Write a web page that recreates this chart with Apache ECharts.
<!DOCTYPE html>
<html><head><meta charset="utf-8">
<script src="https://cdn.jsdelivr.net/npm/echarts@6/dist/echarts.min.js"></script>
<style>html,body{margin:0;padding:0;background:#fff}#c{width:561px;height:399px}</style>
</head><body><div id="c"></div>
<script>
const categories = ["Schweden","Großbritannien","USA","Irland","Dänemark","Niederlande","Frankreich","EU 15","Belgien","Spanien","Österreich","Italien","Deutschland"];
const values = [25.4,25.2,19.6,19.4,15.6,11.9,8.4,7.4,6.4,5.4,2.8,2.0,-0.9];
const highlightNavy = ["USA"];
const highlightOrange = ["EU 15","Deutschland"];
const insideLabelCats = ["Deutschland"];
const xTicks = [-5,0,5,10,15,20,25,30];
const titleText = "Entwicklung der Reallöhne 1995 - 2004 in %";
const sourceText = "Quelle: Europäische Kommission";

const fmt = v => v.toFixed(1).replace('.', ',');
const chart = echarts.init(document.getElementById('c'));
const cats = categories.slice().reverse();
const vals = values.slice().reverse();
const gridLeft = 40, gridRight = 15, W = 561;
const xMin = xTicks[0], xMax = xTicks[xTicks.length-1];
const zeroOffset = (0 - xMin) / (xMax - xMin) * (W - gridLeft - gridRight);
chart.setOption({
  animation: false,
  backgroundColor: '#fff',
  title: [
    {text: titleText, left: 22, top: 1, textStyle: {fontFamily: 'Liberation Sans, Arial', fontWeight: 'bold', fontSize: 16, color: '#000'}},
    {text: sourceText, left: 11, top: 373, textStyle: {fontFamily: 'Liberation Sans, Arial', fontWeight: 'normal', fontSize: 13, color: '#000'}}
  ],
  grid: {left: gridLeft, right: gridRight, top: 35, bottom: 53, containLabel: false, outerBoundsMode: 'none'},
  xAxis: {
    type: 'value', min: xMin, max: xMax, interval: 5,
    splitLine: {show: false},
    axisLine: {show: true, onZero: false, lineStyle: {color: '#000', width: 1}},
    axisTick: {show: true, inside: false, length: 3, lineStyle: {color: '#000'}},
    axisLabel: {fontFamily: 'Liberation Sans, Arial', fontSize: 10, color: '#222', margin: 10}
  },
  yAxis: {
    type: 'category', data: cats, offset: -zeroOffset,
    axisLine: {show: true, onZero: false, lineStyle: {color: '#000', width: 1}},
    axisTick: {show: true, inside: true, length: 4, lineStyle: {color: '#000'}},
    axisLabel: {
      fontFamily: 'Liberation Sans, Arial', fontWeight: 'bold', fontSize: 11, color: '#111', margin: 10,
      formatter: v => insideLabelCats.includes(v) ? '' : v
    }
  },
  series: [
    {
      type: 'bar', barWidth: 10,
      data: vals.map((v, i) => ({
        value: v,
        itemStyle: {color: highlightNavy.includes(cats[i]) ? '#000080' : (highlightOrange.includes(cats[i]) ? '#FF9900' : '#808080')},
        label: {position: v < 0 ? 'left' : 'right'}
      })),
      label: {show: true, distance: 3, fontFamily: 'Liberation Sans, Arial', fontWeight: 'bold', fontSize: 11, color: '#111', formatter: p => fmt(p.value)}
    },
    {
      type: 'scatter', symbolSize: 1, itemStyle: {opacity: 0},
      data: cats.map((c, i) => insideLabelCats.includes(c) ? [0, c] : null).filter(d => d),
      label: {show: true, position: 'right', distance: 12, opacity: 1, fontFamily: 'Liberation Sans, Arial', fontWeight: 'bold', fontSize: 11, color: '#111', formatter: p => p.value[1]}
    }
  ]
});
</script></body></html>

----

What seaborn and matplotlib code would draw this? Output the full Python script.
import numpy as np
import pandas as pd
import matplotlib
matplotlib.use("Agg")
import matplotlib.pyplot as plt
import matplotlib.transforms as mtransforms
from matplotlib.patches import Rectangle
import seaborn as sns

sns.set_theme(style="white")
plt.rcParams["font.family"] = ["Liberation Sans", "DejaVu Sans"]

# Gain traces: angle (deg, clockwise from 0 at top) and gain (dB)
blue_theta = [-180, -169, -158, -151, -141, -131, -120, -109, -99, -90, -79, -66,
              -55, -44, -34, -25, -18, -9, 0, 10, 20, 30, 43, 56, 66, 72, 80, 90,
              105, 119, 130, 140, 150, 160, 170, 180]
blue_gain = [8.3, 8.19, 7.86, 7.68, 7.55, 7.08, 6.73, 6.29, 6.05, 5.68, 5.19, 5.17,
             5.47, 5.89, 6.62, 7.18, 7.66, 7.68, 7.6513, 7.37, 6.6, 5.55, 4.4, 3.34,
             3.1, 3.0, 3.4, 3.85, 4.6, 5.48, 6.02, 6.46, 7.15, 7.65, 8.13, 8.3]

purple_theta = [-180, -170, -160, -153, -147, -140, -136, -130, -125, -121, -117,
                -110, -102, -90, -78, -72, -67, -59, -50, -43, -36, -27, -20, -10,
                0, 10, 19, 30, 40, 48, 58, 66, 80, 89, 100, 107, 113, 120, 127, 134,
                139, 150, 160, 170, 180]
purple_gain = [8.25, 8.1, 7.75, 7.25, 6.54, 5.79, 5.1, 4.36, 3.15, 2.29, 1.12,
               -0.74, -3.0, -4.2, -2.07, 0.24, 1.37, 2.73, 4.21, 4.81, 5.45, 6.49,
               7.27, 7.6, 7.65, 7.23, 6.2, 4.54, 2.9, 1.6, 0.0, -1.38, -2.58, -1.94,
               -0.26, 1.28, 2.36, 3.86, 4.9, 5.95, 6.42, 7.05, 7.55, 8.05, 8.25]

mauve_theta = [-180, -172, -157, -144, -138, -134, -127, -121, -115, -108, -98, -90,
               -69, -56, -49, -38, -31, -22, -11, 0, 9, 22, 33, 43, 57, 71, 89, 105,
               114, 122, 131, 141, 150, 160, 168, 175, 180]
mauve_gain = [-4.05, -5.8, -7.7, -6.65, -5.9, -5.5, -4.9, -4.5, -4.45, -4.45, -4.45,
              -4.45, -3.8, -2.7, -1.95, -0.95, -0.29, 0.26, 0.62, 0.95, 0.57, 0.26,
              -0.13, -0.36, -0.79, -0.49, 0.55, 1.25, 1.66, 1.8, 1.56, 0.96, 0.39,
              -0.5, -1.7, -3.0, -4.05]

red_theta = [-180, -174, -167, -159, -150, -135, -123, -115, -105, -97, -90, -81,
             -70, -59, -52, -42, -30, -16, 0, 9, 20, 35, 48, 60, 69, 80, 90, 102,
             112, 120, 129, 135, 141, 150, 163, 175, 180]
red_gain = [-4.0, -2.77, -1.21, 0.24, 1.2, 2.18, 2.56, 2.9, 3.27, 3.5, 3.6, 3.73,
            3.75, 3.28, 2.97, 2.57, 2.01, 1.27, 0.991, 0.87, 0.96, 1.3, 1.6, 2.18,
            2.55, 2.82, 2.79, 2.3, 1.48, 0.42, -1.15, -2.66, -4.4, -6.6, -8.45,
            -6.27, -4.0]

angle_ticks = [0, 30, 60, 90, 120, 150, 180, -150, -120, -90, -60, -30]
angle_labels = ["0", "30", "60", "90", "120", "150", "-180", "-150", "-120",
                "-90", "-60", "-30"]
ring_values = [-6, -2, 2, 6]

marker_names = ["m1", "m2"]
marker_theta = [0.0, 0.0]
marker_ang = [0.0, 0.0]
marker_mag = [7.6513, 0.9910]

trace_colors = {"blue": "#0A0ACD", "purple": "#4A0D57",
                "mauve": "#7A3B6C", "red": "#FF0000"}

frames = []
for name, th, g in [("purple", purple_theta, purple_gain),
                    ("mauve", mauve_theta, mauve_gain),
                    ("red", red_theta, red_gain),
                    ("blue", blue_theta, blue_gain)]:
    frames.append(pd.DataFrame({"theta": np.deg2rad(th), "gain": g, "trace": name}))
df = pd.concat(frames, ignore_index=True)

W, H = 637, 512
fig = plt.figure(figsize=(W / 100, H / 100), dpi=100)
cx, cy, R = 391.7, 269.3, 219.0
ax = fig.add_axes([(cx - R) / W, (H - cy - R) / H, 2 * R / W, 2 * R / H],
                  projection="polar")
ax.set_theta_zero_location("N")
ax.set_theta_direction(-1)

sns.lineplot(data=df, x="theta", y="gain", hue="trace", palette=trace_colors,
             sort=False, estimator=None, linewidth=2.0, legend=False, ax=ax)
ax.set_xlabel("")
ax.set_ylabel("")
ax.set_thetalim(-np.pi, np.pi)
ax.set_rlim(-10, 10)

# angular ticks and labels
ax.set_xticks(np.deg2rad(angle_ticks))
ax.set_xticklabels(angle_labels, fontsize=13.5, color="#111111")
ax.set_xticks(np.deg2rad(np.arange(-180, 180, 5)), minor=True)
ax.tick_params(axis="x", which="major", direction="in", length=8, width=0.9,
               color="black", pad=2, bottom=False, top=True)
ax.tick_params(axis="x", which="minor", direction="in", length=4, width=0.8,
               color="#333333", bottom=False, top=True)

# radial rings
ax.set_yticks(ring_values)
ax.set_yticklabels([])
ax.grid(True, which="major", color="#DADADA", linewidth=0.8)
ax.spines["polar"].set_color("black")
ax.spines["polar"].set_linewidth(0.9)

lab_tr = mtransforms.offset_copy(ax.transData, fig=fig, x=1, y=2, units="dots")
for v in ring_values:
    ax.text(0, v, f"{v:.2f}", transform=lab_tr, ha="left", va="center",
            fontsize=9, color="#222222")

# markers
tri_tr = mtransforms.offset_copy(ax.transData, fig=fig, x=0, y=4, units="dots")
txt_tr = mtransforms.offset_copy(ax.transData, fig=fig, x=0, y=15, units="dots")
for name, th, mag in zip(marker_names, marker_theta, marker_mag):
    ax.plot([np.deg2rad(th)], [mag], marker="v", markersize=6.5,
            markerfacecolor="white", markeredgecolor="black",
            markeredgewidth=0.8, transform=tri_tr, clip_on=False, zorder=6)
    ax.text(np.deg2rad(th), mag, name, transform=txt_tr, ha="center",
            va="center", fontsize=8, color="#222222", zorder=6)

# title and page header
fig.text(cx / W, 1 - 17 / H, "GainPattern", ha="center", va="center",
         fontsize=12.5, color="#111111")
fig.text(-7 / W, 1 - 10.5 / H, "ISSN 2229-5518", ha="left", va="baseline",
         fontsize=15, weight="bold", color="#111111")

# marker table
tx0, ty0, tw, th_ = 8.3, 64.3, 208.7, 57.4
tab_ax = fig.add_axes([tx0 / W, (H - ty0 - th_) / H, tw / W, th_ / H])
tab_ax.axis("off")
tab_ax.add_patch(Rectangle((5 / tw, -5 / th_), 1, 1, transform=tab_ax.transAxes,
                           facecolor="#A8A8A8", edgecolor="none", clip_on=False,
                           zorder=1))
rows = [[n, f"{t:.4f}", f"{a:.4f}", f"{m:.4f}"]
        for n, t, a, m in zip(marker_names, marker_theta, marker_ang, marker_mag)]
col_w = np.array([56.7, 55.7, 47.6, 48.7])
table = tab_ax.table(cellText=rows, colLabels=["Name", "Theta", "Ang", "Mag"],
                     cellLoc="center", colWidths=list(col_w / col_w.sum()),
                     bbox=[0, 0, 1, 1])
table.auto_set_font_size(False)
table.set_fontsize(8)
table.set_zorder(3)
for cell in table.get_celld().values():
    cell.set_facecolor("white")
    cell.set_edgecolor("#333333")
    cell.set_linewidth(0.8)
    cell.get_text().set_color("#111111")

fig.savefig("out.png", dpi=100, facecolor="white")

----

Transcribe each line of the data above, unaltered, from the one where "What seaborn and" appears to the one where "-0.5, -1.7, -3.0, -4.05]" appears, inclusive of both.

__SOLUTION FOR THIS PROBLEM__
What seaborn and matplotlib code would draw this? Output the full Python script.
import numpy as np
import pandas as pd
import matplotlib
matplotlib.use("Agg")
import matplotlib.pyplot as plt
import matplotlib.transforms as mtransforms
from matplotlib.patches import Rectangle
import seaborn as sns

sns.set_theme(style="white")
plt.rcParams["font.family"] = ["Liberation Sans", "DejaVu Sans"]

# Gain traces: angle (deg, clockwise from 0 at top) and gain (dB)
blue_theta = [-180, -169, -158, -151, -141, -131, -120, -109, -99, -90, -79, -66,
              -55, -44, -34, -25, -18, -9, 0, 10, 20, 30, 43, 56, 66, 72, 80, 90,
              105, 119, 130, 140, 150, 160, 170, 180]
blue_gain = [8.3, 8.19, 7.86, 7.68, 7.55, 7.08, 6.73, 6.29, 6.05, 5.68, 5.19, 5.17,
             5.47, 5.89, 6.62, 7.18, 7.66, 7.68, 7.6513, 7.37, 6.6, 5.55, 4.4, 3.34,
             3.1, 3.0, 3.4, 3.85, 4.6, 5.48, 6.02, 6.46, 7.15, 7.65, 8.13, 8.3]

purple_theta = [-180, -170, -160, -153, -147, -140, -136, -130, -125, -121, -117,
                -110, -102, -90, -78, -72, -67, -59, -50, -43, -36, -27, -20, -10,
                0, 10, 19, 30, 40, 48, 58, 66, 80, 89, 100, 107, 113, 120, 127, 134,
                139, 150, 160, 170, 180]
purple_gain = [8.25, 8.1, 7.75, 7.25, 6.54, 5.79, 5.1, 4.36, 3.15, 2.29, 1.12,
               -0.74, -3.0, -4.2, -2.07, 0.24, 1.37, 2.73, 4.21, 4.81, 5.45, 6.49,
               7.27, 7.6, 7.65, 7.23, 6.2, 4.54, 2.9, 1.6, 0.0, -1.38, -2.58, -1.94,
               -0.26, 1.28, 2.36, 3.86, 4.9, 5.95, 6.42, 7.05, 7.55, 8.05, 8.25]

mauve_theta = [-180, -172, -157, -144, -138, -134, -127, -121, -115, -108, -98, -90,
               -69, -56, -49, -38, -31, -22, -11, 0, 9, 22, 33, 43, 57, 71, 89, 105,
               114, 122, 131, 141, 150, 160, 168, 175, 180]
mauve_gain = [-4.05, -5.8, -7.7, -6.65, -5.9, -5.5, -4.9, -4.5, -4.45, -4.45, -4.45,
              -4.45, -3.8, -2.7, -1.95, -0.95, -0.29, 0.26, 0.62, 0.95, 0.57, 0.26,
              -0.13, -0.36, -0.79, -0.49, 0.55, 1.25, 1.66, 1.8, 1.56, 0.96, 0.39,
              -0.5, -1.7, -3.0, -4.05]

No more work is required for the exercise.